Many styles of music were played. Steve brought a recording of a band he was in that had been done very simply on simple equipment, but very well done, and really good music. It's depth, articulation and soundfield were amazing. Even Steve said he was hearing things he'd never heard on it before. Doug brought some Maynard Ferguson so we played that. Maynard was about 10ft tall. One of the really interesting aspects of these is if it's not a really fine recording, it sounds horrible. Nothing to do with the speakers, they just expose every flaw. Overly compressed, overly worked, overly anything and you can hear it. And I suppose if you'd never been exposed to fine recording and mixing techniques, you'd never notice. But, this is our business, and we are supposed to hear these things. I don't remember the recording, but Doug remarked you can hear the gate on the compressor triggering when the vocalist started.

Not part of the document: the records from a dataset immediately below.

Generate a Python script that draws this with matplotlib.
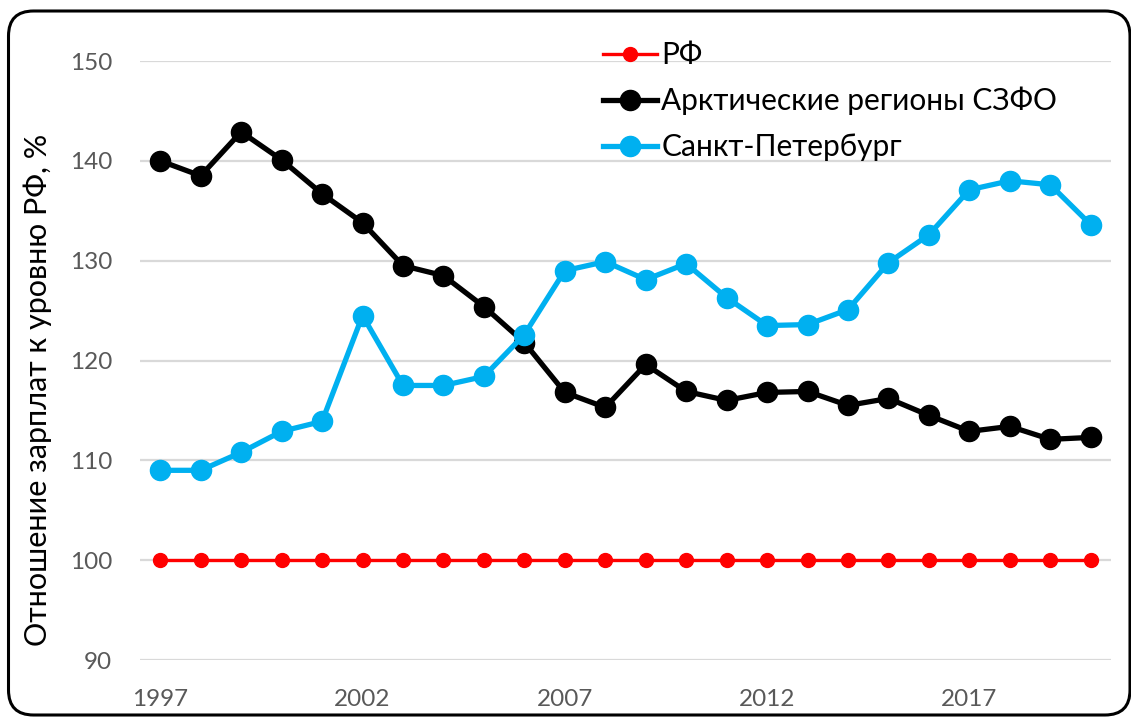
import matplotlib.pyplot as plt
from matplotlib.patches import FancyBboxPatch

years = list(range(1997, 2021))

rf = [100] * 24

arctic = [140.0, 138.5, 142.9, 140.1, 136.7, 133.8, 129.5, 128.5, 125.4, 121.8,
          116.8, 115.3, 119.6, 116.9, 116.0, 116.8, 116.9, 115.5, 116.2, 114.5,
          112.9, 113.4, 112.1, 112.3]

spb = [109.0, 109.0, 110.8, 112.9, 113.9, 124.5, 117.5, 117.5, 118.4, 122.6,
       129.0, 129.9, 128.1, 129.7, 126.3, 123.5, 123.6, 125.1, 129.8, 132.6,
       137.1, 138.0, 137.6, 133.6]

labels = ["РФ", "Арктические регионы СЗФО", "Санкт-Петербург"]
xticks = [1997, 2002, 2007, 2012, 2017]
yticks = [90, 100, 110, 120, 130, 140, 150]

plt.rcParams["font.family"] = ["Lato", "DejaVu Sans"]

fig = plt.figure(figsize=(11.31, 7.17), dpi=100)
ax = fig.add_axes([140 / 1131, 1 - 660 / 717, 971 / 1131, 599 / 717])

ax.plot(years, rf, color="#FF0000", lw=2.4, marker="o", ms=10, label=labels[0], zorder=3)
ax.plot(years, arctic, color="#000000", lw=3.8, marker="o", ms=14.5, label=labels[1], zorder=4)
ax.plot(years, spb, color="#00B0F0", lw=3.8, marker="o", ms=14.5, label=labels[2], zorder=5)

ax.set_xlim(1996.5, 2020.5)
ax.set_ylim(90, 150)
ax.set_xticks(xticks)
ax.set_yticks(yticks)
ax.grid(axis="y", color="#D9D9D9", lw=1.6, zorder=0)
ax.set_axisbelow(True)
for s in ax.spines.values():
    s.set_visible(False)
ax.tick_params(length=0, labelsize=17.5, colors="#595959")
ax.tick_params(axis="y", pad=20)
ax.tick_params(axis="x", pad=21)
for ln in ax.lines:
    ln.set_clip_on(False)

fig.text(38 / 1131, 1 - 390 / 717, "Отношение зарплат к уровню РФ, %",
         rotation=90, ha="center", va="center", fontsize=22, color="#000000")

leg = ax.legend(loc="upper left", bbox_to_anchor=(603 / 1131, 1 - 41 / 717),
                bbox_transform=fig.transFigure, frameon=False, fontsize=21.5,
                handlelength=1.8, handletextpad=0.15, labelspacing=0.6,
                borderpad=0, borderaxespad=0)

border = FancyBboxPatch((0.085, 0.02), 11.215, 7.04,
                        boxstyle="round,pad=0,rounding_size=0.25",
                        transform=fig.dpi_scale_trans, fill=False,
                        edgecolor="black", lw=2.2, clip_on=False)
fig.patches.append(border)

fig.savefig("out.png", dpi=100)
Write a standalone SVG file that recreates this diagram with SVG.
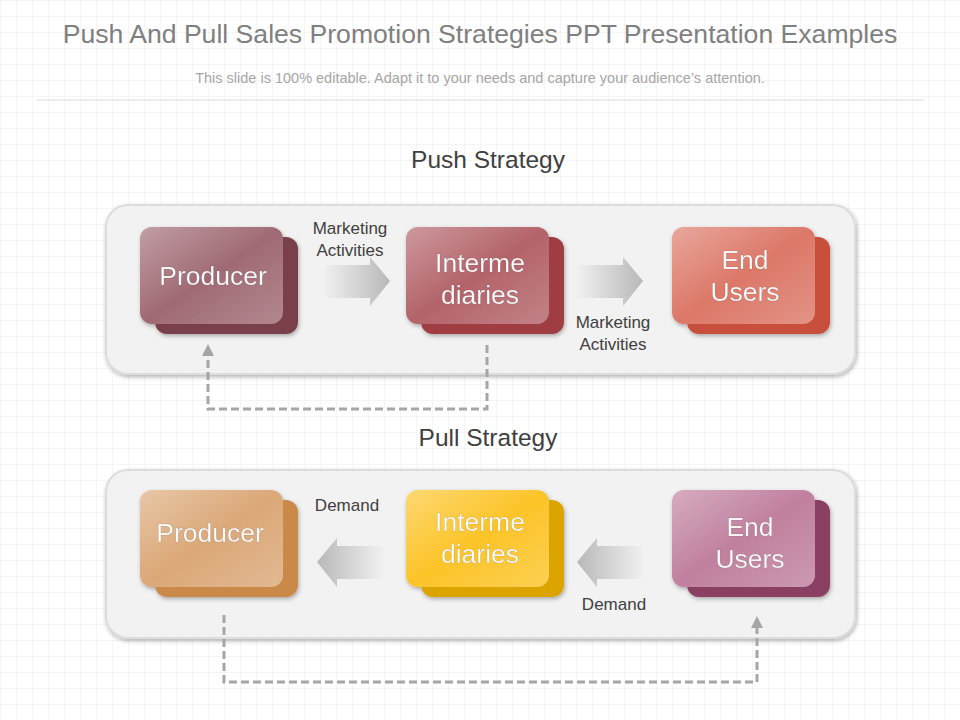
<svg xmlns="http://www.w3.org/2000/svg" width="960" height="720" viewBox="0 0 960 720">
<defs>
<pattern id="grid" width="16" height="16" patternUnits="userSpaceOnUse"><path d="M16 0H0V16" fill="none" stroke="#ececec" stroke-width="1"/></pattern>
<linearGradient id="gl" x1="0" y1="0" x2="1" y2="1"><stop offset="0" stop-color="#fff" stop-opacity="0.35"/><stop offset="0.5" stop-color="#fff" stop-opacity="0"/><stop offset="1" stop-color="#fff" stop-opacity="0.2"/></linearGradient>
<linearGradient id="ar" x1="0" x2="1"><stop offset="0" stop-color="#f2f2f2"/><stop offset="1" stop-color="#b8b8b8"/></linearGradient>
<linearGradient id="al" x1="1" x2="0"><stop offset="0" stop-color="#f2f2f2"/><stop offset="1" stop-color="#b8b8b8"/></linearGradient>
<filter id="sh" x="-10%" y="-10%" width="130%" height="130%"><feDropShadow dx="1" dy="2" stdDeviation="2" flood-opacity="0.3"/></filter>
<marker id="ah" viewBox="0 0 10 10" refX="5" refY="5" markerWidth="4" markerHeight="4" orient="auto"><path d="M0 0L10 5L0 10z" fill="#a6a6a6"/></marker>
</defs>
<style>
.t{font-family:"Liberation Sans",Arial,sans-serif}
.lbl{font-family:"Liberation Sans",Arial,sans-serif;font-size:17px;fill:#404040;text-anchor:middle}
.nt{font-family:"Liberation Sans",Arial,sans-serif;font-size:26.5px;fill:#fff;text-anchor:middle;stroke:#00000033;stroke-width:0.5}
.panel{fill:#f2f2f2;stroke:#dcdcdc;stroke-width:2}
.dash{fill:none;stroke:#a6a6a6;stroke-width:3;stroke-dasharray:8 4}
</style>
<rect width="960" height="720" fill="#fff"/>
<rect width="960" height="720" fill="url(#grid)"/>
<text class="t" x="480" y="43" font-size="26.6" fill="#808080" text-anchor="middle">Push And Pull Sales Promotion Strategies PPT Presentation Examples</text>
<text class="t" x="480" y="83" font-size="14.5" fill="#a6a6a6" text-anchor="middle">This slide is 100% editable. Adapt it to your needs and capture your audience’s attention.</text>
<line x1="36" y1="100" x2="924" y2="100" stroke="#dcdcdc"/>
<text class="t" x="488" y="168" font-size="24.5" fill="#404040" text-anchor="middle">Push Strategy</text>
<text class="t" x="488" y="446" font-size="24.5" fill="#404040" text-anchor="middle">Pull Strategy</text>
<rect class="panel" x="106" y="205" width="749" height="169" rx="22" filter="url(#sh)"/>
<rect class="panel" x="106" y="470" width="749" height="168" rx="22" filter="url(#sh)"/>
<g id="connectors">
<path d="M322 265H370V257L390 281L370 306V298H322Z" fill="url(#ar)"/>
<path d="M575 265H623V257L643 281L623 306V298H575Z" fill="url(#ar)"/>
<path d="M385 546H337V538L317 562L337 587V579H385Z" fill="url(#al)"/>
<path d="M645 546H597V538L577 562L597 587V579H645Z" fill="url(#al)"/>
<path class="dash" d="M487 345V409H208V350" marker-end="url(#ah)"/>
<path class="dash" d="M224 615V682H757V622" marker-end="url(#ah)"/>
<text class="lbl" x="350" y="234">Marketing</text>
<text class="lbl" x="350" y="256">Activities</text>
<text class="lbl" x="613" y="328">Marketing</text>
<text class="lbl" x="613" y="350">Activities</text>
<text class="lbl" x="347" y="511">Demand</text>
<text class="lbl" x="614" y="610">Demand</text>
</g>
<g id="push-producer" filter="url(#sh)"><rect x="155" y="237" width="143" height="97" rx="12" fill="#7a3f48"/><rect x="140" y="227" width="143" height="97" rx="12" fill="#a06a74"/><rect x="140" y="227" width="143" height="97" rx="12" fill="url(#gl)"/><text class="nt" x="213" y="285">Producer</text></g>
<g id="push-intermediaries" filter="url(#sh)"><rect x="421" y="237" width="143" height="97" rx="12" fill="#a03e42"/><rect x="406" y="227" width="143" height="97" rx="12" fill="#b3636a"/><rect x="406" y="227" width="143" height="97" rx="12" fill="url(#gl)"/><text class="nt" x="480" y="272">Interme</text><text class="nt" x="480" y="304">diaries</text></g>
<g id="push-endusers" filter="url(#sh)"><rect x="687" y="237" width="143" height="97" rx="12" fill="#c8503a"/><rect x="672" y="227" width="143" height="97" rx="12" fill="#dc7868"/><rect x="672" y="227" width="143" height="97" rx="12" fill="url(#gl)"/><text class="nt" x="745" y="269">End</text><text class="nt" x="745" y="301">Users</text></g>
<g id="pull-producer" filter="url(#sh)"><rect x="155" y="500" width="143" height="97" rx="12" fill="#c98a48"/><rect x="140" y="490" width="143" height="97" rx="12" fill="#dba878"/><rect x="140" y="490" width="143" height="97" rx="12" fill="url(#gl)"/><text class="nt" x="210" y="542">Producer</text></g>
<g id="pull-intermediaries" filter="url(#sh)"><rect x="421" y="500" width="143" height="97" rx="12" fill="#dca400"/><rect x="406" y="490" width="143" height="97" rx="12" fill="#fcc428"/><rect x="406" y="490" width="143" height="97" rx="12" fill="url(#gl)"/><text class="nt" x="480" y="531">Interme</text><text class="nt" x="480" y="563">diaries</text></g>
<g id="pull-endusers" filter="url(#sh)"><rect x="687" y="500" width="143" height="97" rx="12" fill="#8a4062"/><rect x="672" y="490" width="143" height="97" rx="12" fill="#c0809e"/><rect x="672" y="490" width="143" height="97" rx="12" fill="url(#gl)"/><text class="nt" x="750" y="536">End</text><text class="nt" x="750" y="568">Users</text></g>
</svg>
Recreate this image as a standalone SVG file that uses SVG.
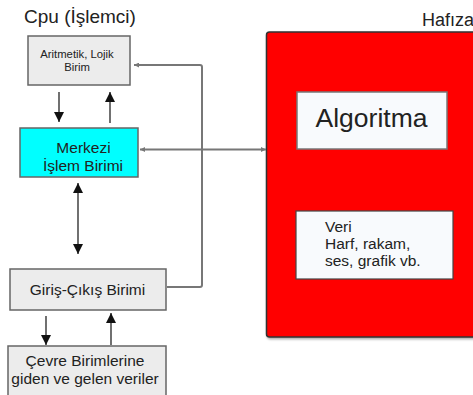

After we came back from lunch, Doug said let's put one outside. I usually run cabs out the back, there's pretty much nothing for about 3 blocks. But I didn't want to move all the stuff, so we went out the front. My shop sits about 50ft from the tracks. Not much to the east but tracks, the first building is a block away. To the west about 1/2 block are where the houses start. In the direction we were playing there is nothing but track for 4 or 5 blocks, and once again houses off axis about 45 degrees, 1/2 block down the street, across the street.
We started off with some Heart. I am in love with Ann Wilson's voice. I ran it up pretty hard. I have the digmoda amp limited pretty tight, I do not want to blow the drivers, so I don't really know how much power I'm putting out. It's capable of 500w into 4 ohms, which these cabs are. It should be a 500 watt cab. It's crossed at 50hz, 48db slope Yes, 50hz for a top. We started walking away and side to side. These are the long throw cabs, for the top part of an array. Doug estimated dispersion in the 110-120 degree range. But even off axis farther than that it was not significantly down. About 75 ft away was where the event horizon existed (What? New language for speakers). That's where you could hear it start to drop like a normal cab. Whats really interesting is the wind was gusting at times pretty hard. I thought it sounded like a phase shift, Doug remarked that he thought it was disrupting the packet information (What? New language for speakers) from the speakers, and he's right. When cars would drive by, we were across the street, you would hear it also. But if the cars were stopped in front of the speakers, (for a train or to turn) the sound did not change at all.
Soooo, being who we are, we rigged some cables and we brought out the other cab. Stunned is the word. Whatever is going on with one, becomes a whole nother world with 2. I had not done this before. If you've never had a kick drum thump you in the chest from a top at 150-200 ft away you haven't lived. We could not find the event horizon. The cars still disrupted the packets, but not the wind. The railroad guys drove up and said it was loud and clear at the shops, well over 4 blocks away. They were good with it as long we played classic rock. But somebody wasn't. The local enforcement showed up in about 10-15 minutes, said they'd had 2 calls already, and could we turn it down. I think it was the Zepplin that did it. Damn we should have taken a pic. During this time a at least 1 mile long train had gone by. We buried it, except for it's horn.
Next time behind the shop. The only people I'll piss off there are the shoppers at the grocery store 3 blocks away. And maybe the old folks condo 6 blocks away and off axis about 60 degrees.
Quote from Doug on my face book page, hope he doesn't mind:
a blast today with Leland, putting the Big E cabs to the test. No hype
here folks, these Big E cabs are the real deal. The laws of physics have
been broken, the textbook is being re-written."